India’s Manufacturing Activity Falls in October

The implementation of GST has had an adverse effect on businesses so far, according to reports.

2 min read
A worker manufactures a lock at a workshop in Aligarh, Uttar Pradesh, India. 

India’s manufacturing activity slowed down, last month, as flow of new orders ‘stagnated’ due to the Goods and Services Tax-related disruptions.

The Nikkei India Manufacturing Purchasing Managers’ Index stood at 50.3 compared to 51.2, according to a release. A reading below 50 indicates contraction and a number above it signals expansion.

Output rose only fractionally during October while new orders remained unchanged. Muted demand even led to a decrease in purchasing activity and pre-production inventories, the Markit report said. Business confidence stood at its weakest level since February.

Inflows of new orders stagnated as the negative effects arising from the implementation of GST continued to dampen demand levels. Furthermore, overseas demand for Indian goods dipped to the greatest extent since September 2013.
Aashna Dodhia, Economist, IHS Markit 

The implementation of GST from 1 July has had an adverse effect on businesses so far, according to management commentary and brokerage reports. With the onset of the second quarter earnings season, a number of fast moving consumer goods companies and carmakers have cited a weak quarter to the new sales tax regime.

India’s Manufacturing Activity Falls in October

The 50.3 number is still marginally higher than the July to September quarter average of 50.1, suggesting that manufacturing activity is improving in the October to December.

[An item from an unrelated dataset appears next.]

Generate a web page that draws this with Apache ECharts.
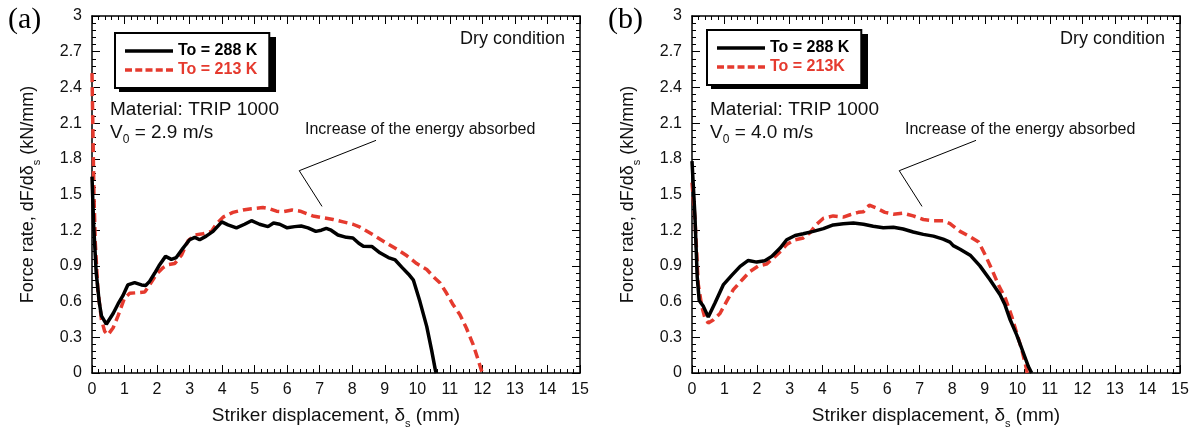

Input prices rose at the fastest rate since May, possibly due to higher commodity prices, according to research firm Nomura. The firms had passed on this cost increase to their customers in a bid to protect their profit margins.

The research report said:

With our heat-map of high-frequency data suggesting that consumption and transportation services have improved, we continue to expect GDP growth to recover to 6.7 percent in the second half of 2017, up from 5.9 percent in the first half, as the effects from temporary disruptions should gradually fade.

Meanwhile, employment rose for the third straight month in October. Firms increased the number of people on their payroll at a similar pace to that in September when new employment reached a 59-month high.